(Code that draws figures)
--- begin ---
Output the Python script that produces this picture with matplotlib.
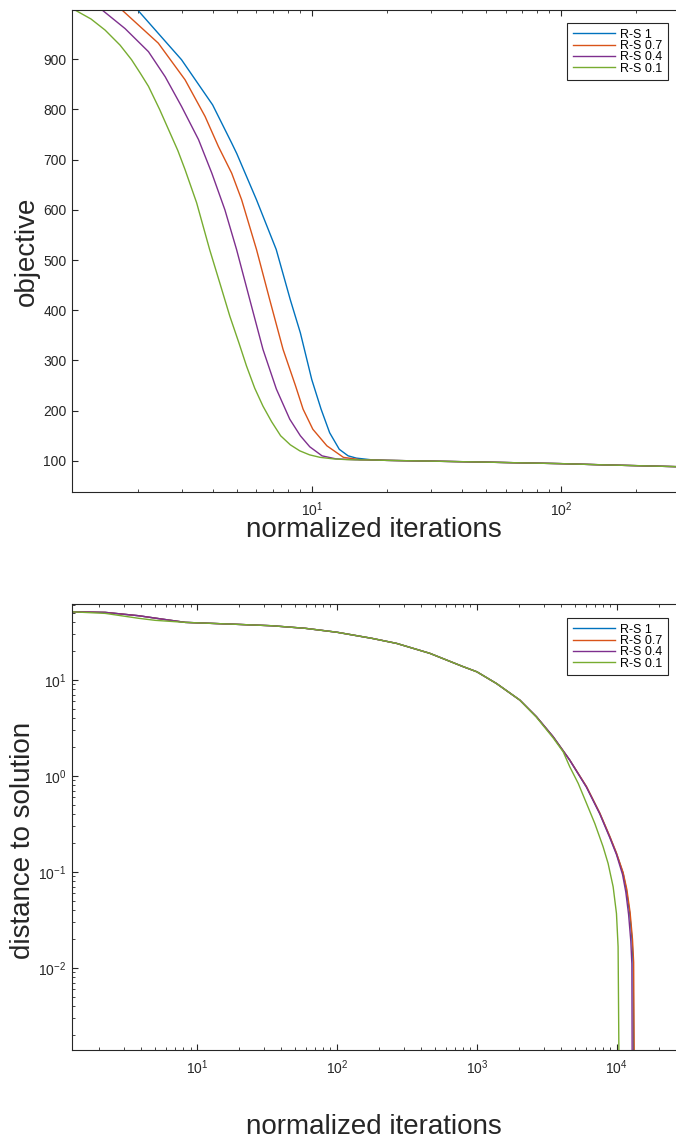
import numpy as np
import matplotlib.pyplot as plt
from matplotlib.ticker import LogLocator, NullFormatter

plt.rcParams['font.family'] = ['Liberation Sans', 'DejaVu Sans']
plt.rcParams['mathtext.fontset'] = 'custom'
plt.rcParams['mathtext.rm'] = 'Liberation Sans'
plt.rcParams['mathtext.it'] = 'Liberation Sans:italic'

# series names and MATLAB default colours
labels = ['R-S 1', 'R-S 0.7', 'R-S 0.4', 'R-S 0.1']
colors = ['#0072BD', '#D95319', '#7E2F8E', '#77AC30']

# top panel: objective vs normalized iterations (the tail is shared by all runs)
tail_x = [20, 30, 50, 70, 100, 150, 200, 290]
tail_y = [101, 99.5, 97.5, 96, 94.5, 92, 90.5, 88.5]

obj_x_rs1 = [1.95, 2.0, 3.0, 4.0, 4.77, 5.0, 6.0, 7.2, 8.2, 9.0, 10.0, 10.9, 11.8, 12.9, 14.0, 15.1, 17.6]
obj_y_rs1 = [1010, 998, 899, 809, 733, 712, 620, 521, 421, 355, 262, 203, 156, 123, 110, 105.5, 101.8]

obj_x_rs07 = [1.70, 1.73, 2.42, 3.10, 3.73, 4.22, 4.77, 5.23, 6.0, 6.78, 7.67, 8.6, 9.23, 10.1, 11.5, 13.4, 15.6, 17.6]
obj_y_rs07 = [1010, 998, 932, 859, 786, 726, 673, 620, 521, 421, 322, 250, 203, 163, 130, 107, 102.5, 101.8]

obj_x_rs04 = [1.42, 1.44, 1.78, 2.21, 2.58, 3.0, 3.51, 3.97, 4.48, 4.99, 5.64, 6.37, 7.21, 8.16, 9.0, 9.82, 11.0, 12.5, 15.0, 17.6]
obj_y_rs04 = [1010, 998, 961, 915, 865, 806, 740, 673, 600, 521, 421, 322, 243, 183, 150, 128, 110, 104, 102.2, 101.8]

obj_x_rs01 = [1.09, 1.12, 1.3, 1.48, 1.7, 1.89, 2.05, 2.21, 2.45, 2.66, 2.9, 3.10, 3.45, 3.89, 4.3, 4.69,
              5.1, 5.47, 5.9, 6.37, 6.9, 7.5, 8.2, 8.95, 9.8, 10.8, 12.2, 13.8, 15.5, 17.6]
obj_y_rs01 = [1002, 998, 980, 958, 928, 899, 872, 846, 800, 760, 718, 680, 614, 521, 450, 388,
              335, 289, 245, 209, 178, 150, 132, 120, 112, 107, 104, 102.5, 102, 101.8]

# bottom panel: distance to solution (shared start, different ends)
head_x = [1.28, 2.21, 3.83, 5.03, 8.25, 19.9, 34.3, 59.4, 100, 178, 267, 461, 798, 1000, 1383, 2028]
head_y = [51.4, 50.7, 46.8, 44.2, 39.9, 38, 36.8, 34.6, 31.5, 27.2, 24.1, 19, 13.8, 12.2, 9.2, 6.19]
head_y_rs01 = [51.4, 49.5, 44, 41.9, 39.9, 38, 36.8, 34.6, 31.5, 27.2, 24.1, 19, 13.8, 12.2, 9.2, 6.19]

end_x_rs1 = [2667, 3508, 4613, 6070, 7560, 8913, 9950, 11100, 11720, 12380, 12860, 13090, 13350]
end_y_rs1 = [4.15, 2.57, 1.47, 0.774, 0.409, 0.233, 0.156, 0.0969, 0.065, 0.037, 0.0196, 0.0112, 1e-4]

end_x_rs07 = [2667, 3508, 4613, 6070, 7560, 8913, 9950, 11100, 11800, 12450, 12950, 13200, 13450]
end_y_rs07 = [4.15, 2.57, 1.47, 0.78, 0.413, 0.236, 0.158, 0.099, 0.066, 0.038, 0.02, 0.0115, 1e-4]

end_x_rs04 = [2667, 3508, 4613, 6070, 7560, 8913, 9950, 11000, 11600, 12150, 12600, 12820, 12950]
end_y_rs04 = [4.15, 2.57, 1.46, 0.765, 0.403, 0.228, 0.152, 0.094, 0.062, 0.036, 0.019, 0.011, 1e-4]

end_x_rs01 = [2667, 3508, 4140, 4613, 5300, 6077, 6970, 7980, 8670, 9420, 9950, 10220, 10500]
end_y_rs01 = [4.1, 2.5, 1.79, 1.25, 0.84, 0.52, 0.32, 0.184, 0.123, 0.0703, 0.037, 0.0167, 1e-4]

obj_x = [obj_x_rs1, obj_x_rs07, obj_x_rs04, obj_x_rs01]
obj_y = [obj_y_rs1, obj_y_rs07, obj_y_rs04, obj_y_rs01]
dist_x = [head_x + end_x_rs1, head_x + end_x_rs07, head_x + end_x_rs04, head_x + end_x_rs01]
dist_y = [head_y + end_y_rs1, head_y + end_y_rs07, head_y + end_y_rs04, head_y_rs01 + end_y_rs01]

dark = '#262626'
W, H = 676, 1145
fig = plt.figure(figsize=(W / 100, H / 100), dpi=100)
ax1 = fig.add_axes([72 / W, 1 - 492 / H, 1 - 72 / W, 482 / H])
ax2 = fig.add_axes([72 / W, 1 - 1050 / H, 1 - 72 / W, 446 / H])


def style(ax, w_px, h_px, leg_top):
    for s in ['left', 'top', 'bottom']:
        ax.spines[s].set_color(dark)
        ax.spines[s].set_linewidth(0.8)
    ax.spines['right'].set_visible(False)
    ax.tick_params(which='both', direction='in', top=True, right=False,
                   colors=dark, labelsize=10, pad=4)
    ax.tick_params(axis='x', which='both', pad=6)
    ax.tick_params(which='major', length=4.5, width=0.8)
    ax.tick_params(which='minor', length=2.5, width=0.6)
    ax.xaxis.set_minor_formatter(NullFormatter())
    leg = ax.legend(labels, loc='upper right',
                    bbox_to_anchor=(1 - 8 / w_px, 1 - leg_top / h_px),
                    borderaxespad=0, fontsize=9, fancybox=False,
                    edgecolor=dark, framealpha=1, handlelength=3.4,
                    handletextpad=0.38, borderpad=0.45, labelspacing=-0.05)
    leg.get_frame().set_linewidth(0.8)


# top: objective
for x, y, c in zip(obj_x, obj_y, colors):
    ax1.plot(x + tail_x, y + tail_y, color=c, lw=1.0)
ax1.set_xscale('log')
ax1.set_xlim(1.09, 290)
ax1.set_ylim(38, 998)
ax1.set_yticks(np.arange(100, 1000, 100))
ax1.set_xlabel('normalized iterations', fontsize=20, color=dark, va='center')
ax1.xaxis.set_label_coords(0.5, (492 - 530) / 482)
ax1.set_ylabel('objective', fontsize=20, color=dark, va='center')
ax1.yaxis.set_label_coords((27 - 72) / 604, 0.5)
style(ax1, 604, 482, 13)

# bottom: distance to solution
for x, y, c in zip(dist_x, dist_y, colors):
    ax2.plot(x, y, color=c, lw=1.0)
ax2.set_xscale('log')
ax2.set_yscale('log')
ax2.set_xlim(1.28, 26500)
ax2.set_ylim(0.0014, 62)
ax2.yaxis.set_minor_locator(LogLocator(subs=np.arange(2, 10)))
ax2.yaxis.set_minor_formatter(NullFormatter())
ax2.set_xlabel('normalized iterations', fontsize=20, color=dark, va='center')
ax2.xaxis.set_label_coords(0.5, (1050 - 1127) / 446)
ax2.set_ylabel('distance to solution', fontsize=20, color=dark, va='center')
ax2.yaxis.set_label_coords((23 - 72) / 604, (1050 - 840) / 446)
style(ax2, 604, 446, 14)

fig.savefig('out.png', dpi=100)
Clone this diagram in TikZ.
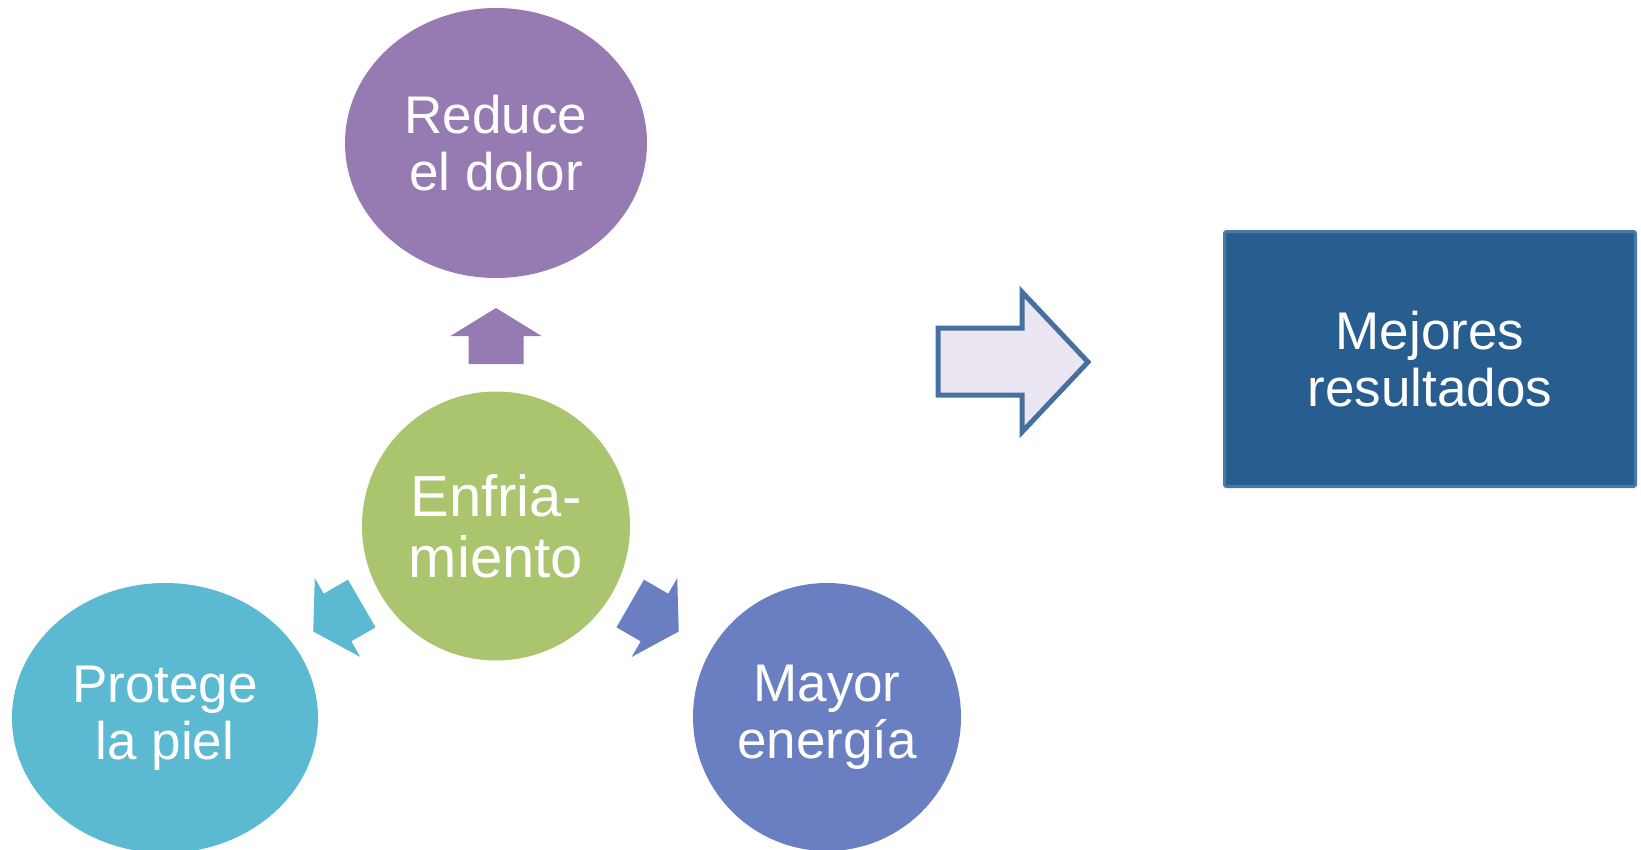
--- end ---
Word for word, quote the lines above. Omit the pictures.

→ **Correct output**:
Output the Python script that produces this picture with matplotlib.
import numpy as np
import matplotlib.pyplot as plt
from matplotlib.ticker import LogLocator, NullFormatter

plt.rcParams['font.family'] = ['Liberation Sans', 'DejaVu Sans']
plt.rcParams['mathtext.fontset'] = 'custom'
plt.rcParams['mathtext.rm'] = 'Liberation Sans'
plt.rcParams['mathtext.it'] = 'Liberation Sans:italic'

# series names and MATLAB default colours
labels = ['R-S 1', 'R-S 0.7', 'R-S 0.4', 'R-S 0.1']
colors = ['#0072BD', '#D95319', '#7E2F8E', '#77AC30']

# top panel: objective vs normalized iterations (the tail is shared by all runs)
tail_x = [20, 30, 50, 70, 100, 150, 200, 290]
tail_y = [101, 99.5, 97.5, 96, 94.5, 92, 90.5, 88.5]

obj_x_rs1 = [1.95, 2.0, 3.0, 4.0, 4.77, 5.0, 6.0, 7.2, 8.2, 9.0, 10.0, 10.9, 11.8, 12.9, 14.0, 15.1, 17.6]
obj_y_rs1 = [1010, 998, 899, 809, 733, 712, 620, 521, 421, 355, 262, 203, 156, 123, 110, 105.5, 101.8]

obj_x_rs07 = [1.70, 1.73, 2.42, 3.10, 3.73, 4.22, 4.77, 5.23, 6.0, 6.78, 7.67, 8.6, 9.23, 10.1, 11.5, 13.4, 15.6, 17.6]
obj_y_rs07 = [1010, 998, 932, 859, 786, 726, 673, 620, 521, 421, 322, 250, 203, 163, 130, 107, 102.5, 101.8]

obj_x_rs04 = [1.42, 1.44, 1.78, 2.21, 2.58, 3.0, 3.51, 3.97, 4.48, 4.99, 5.64, 6.37, 7.21, 8.16, 9.0, 9.82, 11.0, 12.5, 15.0, 17.6]
obj_y_rs04 = [1010, 998, 961, 915, 865, 806, 740, 673, 600, 521, 421, 322, 243, 183, 150, 128, 110, 104, 102.2, 101.8]

obj_x_rs01 = [1.09, 1.12, 1.3, 1.48, 1.7, 1.89, 2.05, 2.21, 2.45, 2.66, 2.9, 3.10, 3.45, 3.89, 4.3, 4.69,
              5.1, 5.47, 5.9, 6.37, 6.9, 7.5, 8.2, 8.95, 9.8, 10.8, 12.2, 13.8, 15.5, 17.6]
obj_y_rs01 = [1002, 998, 980, 958, 928, 899, 872, 846, 800, 760, 718, 680, 614, 521, 450, 388,
              335, 289, 245, 209, 178, 150, 132, 120, 112, 107, 104, 102.5, 102, 101.8]

# bottom panel: distance to solution (shared start, different ends)
head_x = [1.28, 2.21, 3.83, 5.03, 8.25, 19.9, 34.3, 59.4, 100, 178, 267, 461, 798, 1000, 1383, 2028]
head_y = [51.4, 50.7, 46.8, 44.2, 39.9, 38, 36.8, 34.6, 31.5, 27.2, 24.1, 19, 13.8, 12.2, 9.2, 6.19]
head_y_rs01 = [51.4, 49.5, 44, 41.9, 39.9, 38, 36.8, 34.6, 31.5, 27.2, 24.1, 19, 13.8, 12.2, 9.2, 6.19]

end_x_rs1 = [2667, 3508, 4613, 6070, 7560, 8913, 9950, 11100, 11720, 12380, 12860, 13090, 13350]
end_y_rs1 = [4.15, 2.57, 1.47, 0.774, 0.409, 0.233, 0.156, 0.0969, 0.065, 0.037, 0.0196, 0.0112, 1e-4]

end_x_rs07 = [2667, 3508, 4613, 6070, 7560, 8913, 9950, 11100, 11800, 12450, 12950, 13200, 13450]
end_y_rs07 = [4.15, 2.57, 1.47, 0.78, 0.413, 0.236, 0.158, 0.099, 0.066, 0.038, 0.02, 0.0115, 1e-4]

end_x_rs04 = [2667, 3508, 4613, 6070, 7560, 8913, 9950, 11000, 11600, 12150, 12600, 12820, 12950]
end_y_rs04 = [4.15, 2.57, 1.46, 0.765, 0.403, 0.228, 0.152, 0.094, 0.062, 0.036, 0.019, 0.011, 1e-4]

end_x_rs01 = [2667, 3508, 4140, 4613, 5300, 6077, 6970, 7980, 8670, 9420, 9950, 10220, 10500]
end_y_rs01 = [4.1, 2.5, 1.79, 1.25, 0.84, 0.52, 0.32, 0.184, 0.123, 0.0703, 0.037, 0.0167, 1e-4]

obj_x = [obj_x_rs1, obj_x_rs07, obj_x_rs04, obj_x_rs01]
obj_y = [obj_y_rs1, obj_y_rs07, obj_y_rs04, obj_y_rs01]
dist_x = [head_x + end_x_rs1, head_x + end_x_rs07, head_x + end_x_rs04, head_x + end_x_rs01]
dist_y = [head_y + end_y_rs1, head_y + end_y_rs07, head_y + end_y_rs04, head_y_rs01 + end_y_rs01]

dark = '#262626'
W, H = 676, 1145
fig = plt.figure(figsize=(W / 100, H / 100), dpi=100)
ax1 = fig.add_axes([72 / W, 1 - 492 / H, 1 - 72 / W, 482 / H])
ax2 = fig.add_axes([72 / W, 1 - 1050 / H, 1 - 72 / W, 446 / H])


def style(ax, w_px, h_px, leg_top):
    for s in ['left', 'top', 'bottom']:
        ax.spines[s].set_color(dark)
        ax.spines[s].set_linewidth(0.8)
    ax.spines['right'].set_visible(False)
    ax.tick_params(which='both', direction='in', top=True, right=False,
                   colors=dark, labelsize=10, pad=4)
    ax.tick_params(axis='x', which='both', pad=6)
    ax.tick_params(which='major', length=4.5, width=0.8)
    ax.tick_params(which='minor', length=2.5, width=0.6)
    ax.xaxis.set_minor_formatter(NullFormatter())
    leg = ax.legend(labels, loc='upper right',
                    bbox_to_anchor=(1 - 8 / w_px, 1 - leg_top / h_px),
                    borderaxespad=0, fontsize=9, fancybox=False,
                    edgecolor=dark, framealpha=1, handlelength=3.4,
                    handletextpad=0.38, borderpad=0.45, labelspacing=-0.05)
    leg.get_frame().set_linewidth(0.8)


# top: objective
for x, y, c in zip(obj_x, obj_y, colors):
    ax1.plot(x + tail_x, y + tail_y, color=c, lw=1.0)
ax1.set_xscale('log')
ax1.set_xlim(1.09, 290)
ax1.set_ylim(38, 998)
ax1.set_yticks(np.arange(100, 1000, 100))
ax1.set_xlabel('normalized iterations', fontsize=20, color=dark, va='center')
ax1.xaxis.set_label_coords(0.5, (492 - 530) / 482)
ax1.set_ylabel('objective', fontsize=20, color=dark, va='center')
ax1.yaxis.set_label_coords((27 - 72) / 604, 0.5)
style(ax1, 604, 482, 13)

# bottom: distance to solution
for x, y, c in zip(dist_x, dist_y, colors):
    ax2.plot(x, y, color=c, lw=1.0)
ax2.set_xscale('log')
ax2.set_yscale('log')
ax2.set_xlim(1.28, 26500)
ax2.set_ylim(0.0014, 62)
ax2.yaxis.set_minor_locator(LogLocator(subs=np.arange(2, 10)))
ax2.yaxis.set_minor_formatter(NullFormatter())
ax2.set_xlabel('normalized iterations', fontsize=20, color=dark, va='center')
ax2.xaxis.set_label_coords(0.5, (1050 - 1127) / 446)
ax2.set_ylabel('distance to solution', fontsize=20, color=dark, va='center')
ax2.yaxis.set_label_coords((23 - 72) / 604, (1050 - 840) / 446)
style(ax2, 604, 446, 14)

fig.savefig('out.png', dpi=100)
Clone this diagram in TikZ.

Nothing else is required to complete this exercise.